The project will be built on 350 hectares of land, located very close to Istanbul's new airport, a press release by the carrier's media relations said.
Within the scope of sustainability, the project aims to utilise renewable energy resources, rainwater and gray water recycling technology, according to the press release.
Speaking at the signing ceremony in May this year, Ilker Ayci, the airline's chairman, said a survey of 12,500 employees suggested that there was a need for a residential and living area near the new airport once it becomes home for the carrier's air fleet.
Turkish Airlines, founded in 1933 with a fleet of five aircraft, currently has nearly 330 aircraft, including passenger and cargo planes, and flies to more than 300 destinations worldwide.
For his part, Murat Kurum, general manager of Emlak Konut, said that 225,000 people will be employed directly or indirectly in this project.

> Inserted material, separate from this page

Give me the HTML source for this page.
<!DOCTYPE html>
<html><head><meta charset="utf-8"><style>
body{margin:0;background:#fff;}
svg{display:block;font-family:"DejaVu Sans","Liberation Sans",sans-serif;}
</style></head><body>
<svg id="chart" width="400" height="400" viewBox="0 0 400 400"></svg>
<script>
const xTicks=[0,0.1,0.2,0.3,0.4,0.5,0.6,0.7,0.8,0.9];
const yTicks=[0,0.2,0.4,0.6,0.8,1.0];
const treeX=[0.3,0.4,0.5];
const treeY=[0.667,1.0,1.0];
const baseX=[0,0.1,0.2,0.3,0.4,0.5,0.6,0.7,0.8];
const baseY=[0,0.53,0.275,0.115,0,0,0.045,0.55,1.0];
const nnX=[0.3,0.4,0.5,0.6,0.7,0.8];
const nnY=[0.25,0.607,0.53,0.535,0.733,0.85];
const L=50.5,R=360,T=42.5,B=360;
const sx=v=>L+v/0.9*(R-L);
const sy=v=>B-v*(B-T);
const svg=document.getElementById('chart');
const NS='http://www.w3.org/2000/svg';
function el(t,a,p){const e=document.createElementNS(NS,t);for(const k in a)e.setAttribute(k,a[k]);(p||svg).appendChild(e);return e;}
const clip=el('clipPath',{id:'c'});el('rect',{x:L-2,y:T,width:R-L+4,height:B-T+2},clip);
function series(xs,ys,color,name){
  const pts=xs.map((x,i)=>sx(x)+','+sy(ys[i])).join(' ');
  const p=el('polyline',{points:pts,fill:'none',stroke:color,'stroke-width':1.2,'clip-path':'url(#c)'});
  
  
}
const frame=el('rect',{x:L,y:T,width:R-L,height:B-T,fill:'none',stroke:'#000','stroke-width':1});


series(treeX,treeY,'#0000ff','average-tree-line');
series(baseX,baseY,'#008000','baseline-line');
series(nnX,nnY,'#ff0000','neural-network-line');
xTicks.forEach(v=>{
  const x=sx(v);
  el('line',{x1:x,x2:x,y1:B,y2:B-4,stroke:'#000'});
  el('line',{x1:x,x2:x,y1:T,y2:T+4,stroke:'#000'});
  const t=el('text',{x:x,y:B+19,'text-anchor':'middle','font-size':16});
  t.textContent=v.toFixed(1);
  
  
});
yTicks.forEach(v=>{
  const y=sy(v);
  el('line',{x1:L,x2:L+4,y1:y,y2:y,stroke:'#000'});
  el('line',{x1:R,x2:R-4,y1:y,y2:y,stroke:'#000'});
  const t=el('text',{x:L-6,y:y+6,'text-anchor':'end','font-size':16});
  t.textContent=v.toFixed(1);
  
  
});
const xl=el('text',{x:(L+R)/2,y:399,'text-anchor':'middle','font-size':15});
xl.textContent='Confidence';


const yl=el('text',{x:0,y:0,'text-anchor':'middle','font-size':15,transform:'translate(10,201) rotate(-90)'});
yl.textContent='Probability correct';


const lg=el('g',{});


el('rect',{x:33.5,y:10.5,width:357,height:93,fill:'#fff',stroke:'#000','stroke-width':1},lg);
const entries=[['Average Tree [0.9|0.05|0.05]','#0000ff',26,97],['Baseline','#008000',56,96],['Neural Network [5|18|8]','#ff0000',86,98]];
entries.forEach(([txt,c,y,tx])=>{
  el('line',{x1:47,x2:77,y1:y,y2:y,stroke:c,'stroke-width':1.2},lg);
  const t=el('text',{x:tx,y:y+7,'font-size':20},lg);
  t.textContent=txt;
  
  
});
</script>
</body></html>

"We are carrying out a significant partnership with Turkish Airlines by transferring 50 percent of approximately 3.6 million square metres of land which is owned by our company," he said.
Part of Vision 2023
The $7.2 billion (€6 billion) first stage of Istanbul's new airport, which was built in nearly three years through a public-private partnership model, is among a set of mega projects planned as part of a series of objectives for Turkey’s 2023 centennial.
President Erdogan in 2015 had said: “With the completion of all phases of this project, Turkey, especially Istanbul, will become a global center in the world’s air traffic.”
In Turkey, several mega projects were also completed including the world’s longest suspension rail bridge Yavuz Sultan Selim, the world’s largest suspension bridge Osmangazi, the 13.6km (8.45-mile) Marmaray Tunnel and Eurasia, the first road tunnel constructed underneath the Bosphorus seabed.
Meanwhile, the country has carried out other major projects such as the Canakkale 1915 Bridge, which will become the world’s longest suspension bridge.
Other projects that form part of Turkey's Vision 2023 include the 1,200 MegaWatt Akkuyu Nuclear Power Plant in Mersin, on the Mediterranean coast, an artificial sea-level waterway called the Canal Istanbul, which will be built parallel to the Bosphorus and will connect the Black Sea to the Sea of Marmara, the Trans-Anatolian Pipeline Project (TANAP) and the Turkish Stream, designed to carry natural gas from Azerbaijan’s Shah Deniz field to Turkey and beyond.